Com uma paleta cromática dominada por tons alaranjados que tingem montanhas áridas e poeirentas, explosões volumosas e densas colunas de fumaça compõem o cenário de tensão que impulsiona “O Salário do Medo”, thriller de ação dirigido por Julien Leclercq. Sendo a terceira reinterpretação cinematográfica da história — após as versões de 1953 e 1977 — a produção francesa tem enfrentado forte resistência crítica. Contudo, superar obras de quase três quartos de século, que adquiriram status de lenda, é uma tarefa ingrata. Alguns desafios talvez nem merecessem ser enfrentados, mas Leclercq arrisca e, por isso, há mérito em sua ousadia.

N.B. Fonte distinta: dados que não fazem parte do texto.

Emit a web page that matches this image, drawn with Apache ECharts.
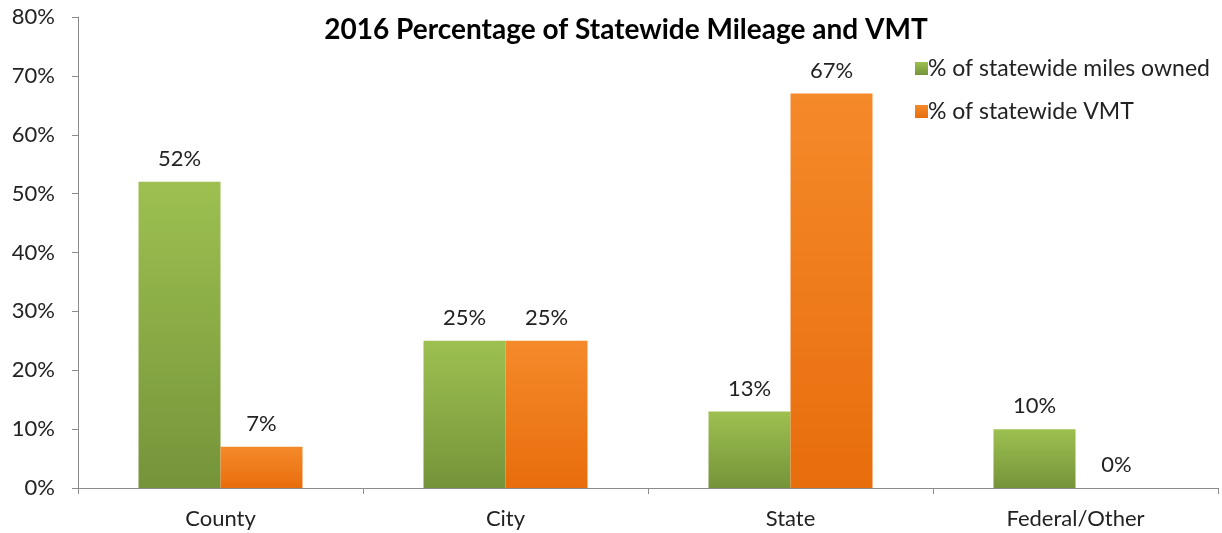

A versão original de Henri-Georges Clouzot não é apenas reverenciada, mas frequentemente tratada como um monumento cinematográfico. Inspirada no romance de Georges Arnaud, a trama acompanha um grupo de homens desesperados incumbidos de transportar 200 quilos de nitroglicerina por estradas traiçoeiras. A missão, já de altíssimo risco, rapidamente se transforma em uma luta brutal pela sobrevivência, conforme obstáculos inesperados impõem ainda mais tensão à jornada.
Se na obra de Clouzot o cenário é a América do Sul, com pontes frágeis e intempéries agravando o percurso, a versão de 2024 desloca a ação para uma região genérica do Oriente Médio. Aqui, os desafios se ampliam: além das estradas precárias, os personagens enfrentam um trajeto de 800 quilômetros através de uma zona de guerra, onde ataques de rebeldes armados e campos minados adicionam um novo nível de perigo à narrativa.
Os protagonistas são Fred (Franck Gastambide) e Alex (Alban Lenoir), irmãos que se veem envolvidos nesta missão de maneira não exatamente convincente. O roteiro tenta preencher lacunas por meio de flashbacks: nove meses antes, Fred persuadiu Alex a participar de um assalto a um cofre. O plano deu errado, Alex foi preso e Fred conseguiu escapar. Consumido pela culpa, Fred recebe uma proposta que pode resolver a situação: se aceitar transportar a carga explosiva, além da recompensa financeira, poderá garantir a soltura do irmão, cujo conhecimento sobre explosivos se tornará essencial para o sucesso da empreitada.
Leclercq mescla elementos do enredo original com alterações que buscam adequar a narrativa aos padrões contemporâneos. O visual do filme é modernizado com o uso intensivo de efeitos digitais, aumentando a escala das sequências de ação. No entanto, essa abordagem mais estilizada desagrada aos admiradores da versão clássica. E não sem razão: a transformação de um suspense psicológico carregado de tensão em um espetáculo visual recheado de CGI pode parecer uma diluição da essência que fez do original uma obra-prima. Para os puristas, o longa de Leclercq soa como um produto comercial que descaracteriza a brutalidade e o desespero da história original.
Por outro lado, para quem não tem apego ao filme de 1953 ou não se sente atraído por clássicos, a nova versão de “O Salário do Medo”, disponível na Netflix, funciona como entretenimento sólido. Com uma abordagem grandiosa, repleta de cenas de ação bem coreografadas, o longa oferece uma experiência envolvente para quem busca uma aventura intensa sem se preocupar com comparações. Julgamentos mais brandos permitem aproveitar o que Leclercq propõe: duas horas de adrenalina e escapismo cinematográfico.